Four seek seats on association board
Four candidates are vying for two spots on the Rancho Santa Fe Association’s board of directors. Ballots were mailed last Thursday to all Covenant members and are due back by 5 p.m. June 15.
Candidates Steve Shillington, Dick Doughty, Jack Queen and Susan Marr had the chance to address members at last week’s Annual Meeting. Here is a look at the candidates:
The incumbent is coming off his first term on the association board. Shillington has 25 years of business ownership and management experience and supports conservative budget restraints. His focus lies on preservation of the historic Village by prevention of commercial overdevelopment, the development of an alternative irrigation source and a member review of any projects or purchases over $1 million.
Shillington is a strong advocate for historic preservation and during his term has spent great care researching the Osuna Adobe.
He believes the purchase of the Osuna Adobe by association members reinforced the community’s interest in preserving Rancho Santa Fe’s rich history. He said he worries about the overdevelopment of the Village and the “erosion of standards” prompted by the approval of the Lilian project. Shillington was one of the two votes against approving the Lilian, along with outgoing President Lois Jones.
“Large underground parking structures should not be permitted,” Shillington said.
His candidate mailer shows Queen with his eight grandchildren. To start his three-minute address, he thanked his “campaign manager,” his wife of 45 years Patty.
Queen has 35 years experience with a major brokerage firm and owns a small manufacturing and sales incentive firm.

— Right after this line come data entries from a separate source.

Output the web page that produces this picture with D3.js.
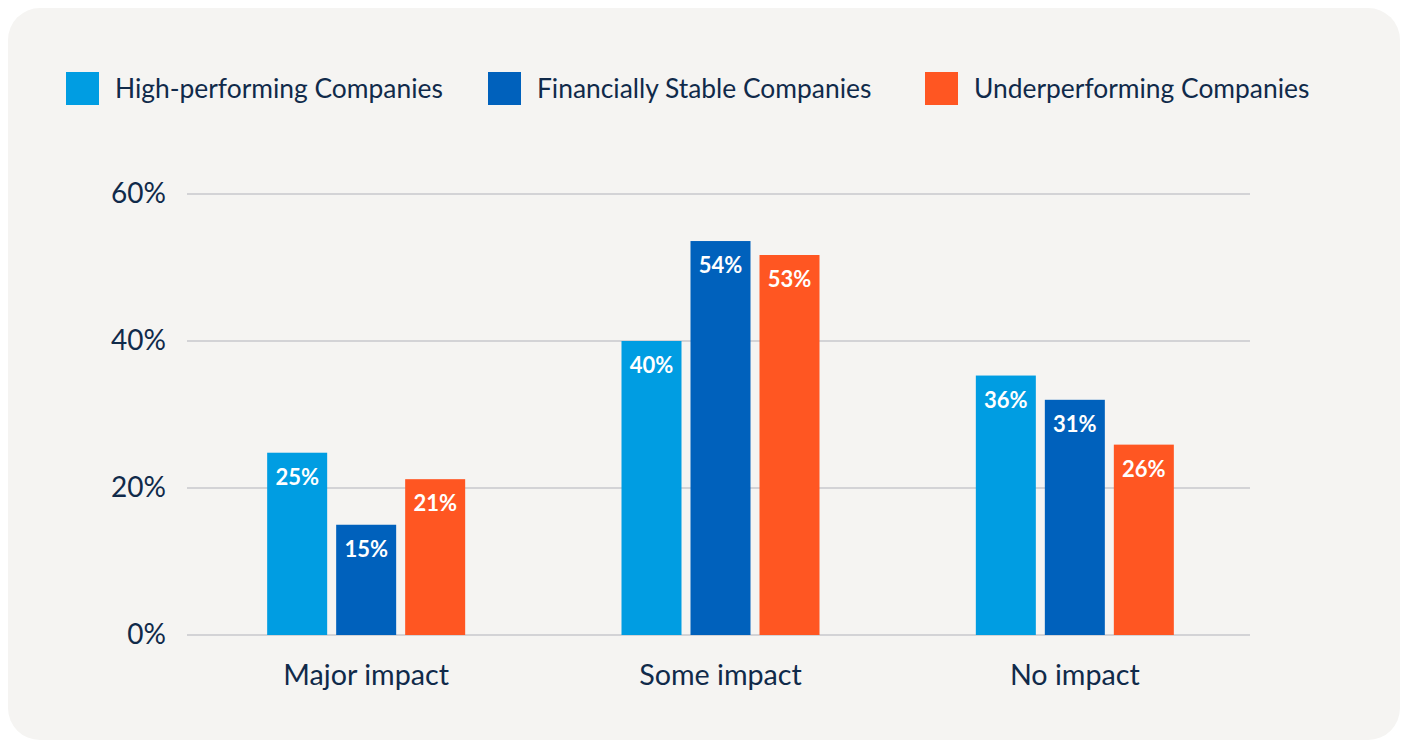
<!DOCTYPE html>
<html>
<head>
<meta charset="utf-8">
<script src="https://cdn.jsdelivr.net/npm/d3@7"></script>
<style>
  html, body { margin: 0; padding: 0; background: #fff; }
  svg { display: block; font-family: Lato, "Open Sans", sans-serif; }
</style>
</head>
<body>
<svg width="1404" height="740"></svg>
<script>
// chart data
var categories = ['Major impact', 'Some impact', 'No impact']
var seriesNames = ['High-performing Companies', 'Financially Stable Companies', 'Underperforming Companies']
var seriesColors = ['#009de2', '#0061bc', '#ff5622']
// bar heights as drawn, per series
var highPerforming = [24.8, 40, 35.3]
var financiallyStable = [15, 53.6, 32]
var underperforming = [21.2, 51.7, 25.9]
// labels printed on the bars
var highLabels = ['25%', '40%', '36%']
var stableLabels = ['15%', '54%', '31%']
var underLabels = ['21%', '53%', '26%']
var yTicks = [0, 20, 40, 60]

var series = [highPerforming, financiallyStable, underperforming]
var seriesLabels = [highLabels, stableLabels, underLabels]
var textColor = '#102a4a'

var svg = d3.select('svg')

// background panel
svg.append('rect')
    .attr('x', 8).attr('y', 8)
    .attr('width', 1392).attr('height', 732)
    .attr('rx', 32).attr('ry', 32)
    .attr('fill', '#f5f4f2')

// legend
var legendX = [66, 488, 925]
var legend = svg.append('g')
seriesNames.forEach(function(name, i) {
    legend.append('rect')
	.attr('x', legendX[i]).attr('y', 72)
	.attr('width', 33).attr('height', 33)
	.attr('fill', seriesColors[i])
    legend.append('text')
	.attr('x', legendX[i] + 49).attr('y', 98)
	.attr('font-size', 26.4)
	.attr('fill', textColor)
	.text(name)
})

// scales
var x0 = d3.scaleBand().domain(categories).range([189, 1252])
var y = d3.scaleLinear().domain([0, 60]).range([635, 194])
var barW = 60, gap = 9

// grid + y labels
var grid = svg.append('g')
yTicks.forEach(function(t) {
    grid.append('line')
	.attr('x1', 187).attr('x2', 1250)
	.attr('y1', y(t)).attr('y2', y(t))
	.attr('stroke', '#d3d3d6').attr('stroke-width', 2)
    grid.append('text')
	.attr('x', 166).attr('y', y(t) + 9)
	.attr('text-anchor', 'end')
	.attr('font-size', 28)
	.attr('fill', textColor)
	.text(t + '%')
})

// bars
var bars = svg.append('g')
categories.forEach(function(cat, ci) {
    var cx = x0(cat) + x0.bandwidth() / 2
    series.forEach(function(vals, si) {
	var bx = cx - barW / 2 + (si - 1) * (barW + gap)
	bars.append('rect')
	    .attr('x', bx).attr('y', y(vals[ci]))
	    .attr('width', barW).attr('height', y(0) - y(vals[ci]))
	    .attr('fill', seriesColors[si])
	bars.append('text')
	    .attr('x', bx + barW / 2).attr('y', y(vals[ci]) + 32)
	    .attr('text-anchor', 'middle')
	    .attr('font-size', 22)
	    .attr('font-weight', 'bold')
	    .attr('fill', '#fff')
	    .text(seriesLabels[si][ci])
    })
    svg.append('text')
	.attr('x', cx).attr('y', 685)
	.attr('text-anchor', 'middle')
	.attr('font-size', 28.7)
	.attr('fill', textColor)
	.text(cat)
})
</script>
</body>
</html>
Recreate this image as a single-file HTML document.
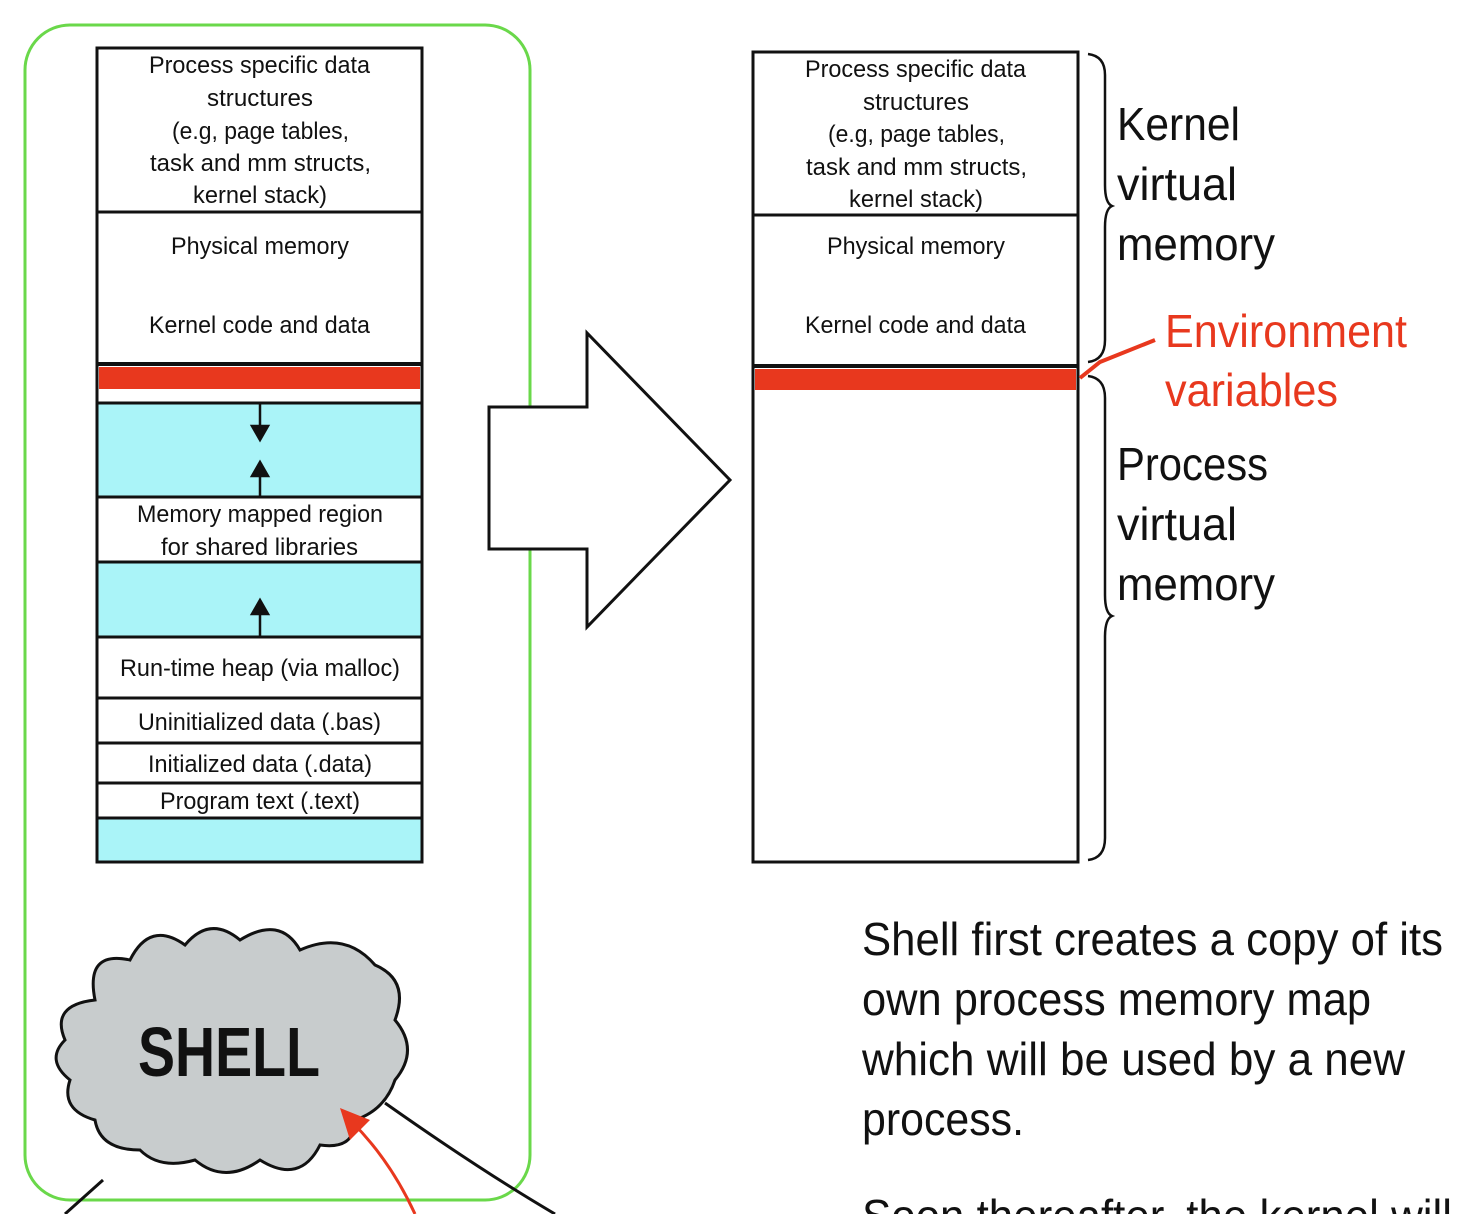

He is the current Art Jury President and has shown his dedication to the community through service on the road and traffic committee and the Rancho Santa Fe Foundation board. He is also on the boards of the San Elijo Lagoon Conservancy, the San Gabriel Valley Council and the San Diego Education Foundation.
Queen spoke about what he called the “Dacus Fracas” and how few people knew what was going on until it was too late.
He also spoke about how the growth of the community outside the Covenant is forcing growth of Rancho Santa Fe agencies such as the fire department.
He suggested open meetings on issues such as the parks and a serious Covenant-wide survey.
“It’s time for the board to see what the residents feel about lots of different issues,” Queen said.
Marr has lived in Rancho Santa Fe for over 10 more than and is active in the community. She served on the Rancho Santa Fe Women’s Golf Club board, the Rancho Santa Fe Women’s Fund, was part of the Rancho Santa Fe School’s Superintendent’s Advisory Committee in 2006 and is currently a Garden Club member.
Marr was prompted to run for the association board after her recent dealings with the board regarding the Dacus property. She said that the association did not contact neighbors of the property until after the fact regarding the conditions of the sale to the Rancho Santa Fe School District and locating the Rancho Santa Fe Patrol on the lot.
“We can do better than that,” Marr said of community outreach.
Marr said she is in favor of more transparency on the board, bringing items out of closed executive session, increase the level of detail in meeting minutes and move some of the morning meetings to evening times to allow more members to participate.
Marr also believes the association has violated regulatory codes on the Dacus property.
“If the association ignores those rules, how can we demand individual homeowners follow them?” Marr asked.
Doughty is often among the few residents present at Rancho Santa Fe association meetings.
The 41-year Rancho Santa Fe resident said he believes the founders of the community bequeathed to everybody the legacy of the Ranch.
“The Ranch is my home,” Doughty said. “Above that it’s the people, the land, the vision contemplated by the Rancho Santa Fe Protected Covenant.”
Doughty is a retired architect and civil engineer, a former president of the Art Jury and a former member of the San Dieguito Planning Group. He is currently a member of the Library Guild, Garden Club, Historical Society and the road and traffic committee.
Doughty said he sees the Ranch as a unique gift that has evolved in its 81 years and should continue to be preserved.
Doughty said his strengths are competence and common sense and he is ready to apply them with service on the board.
He lists traffic congestion and parking related to construction projects, Del Dios roundabouts, space for playing fields and paying down the Osuna debt as some the biggest issues facing the Ranch.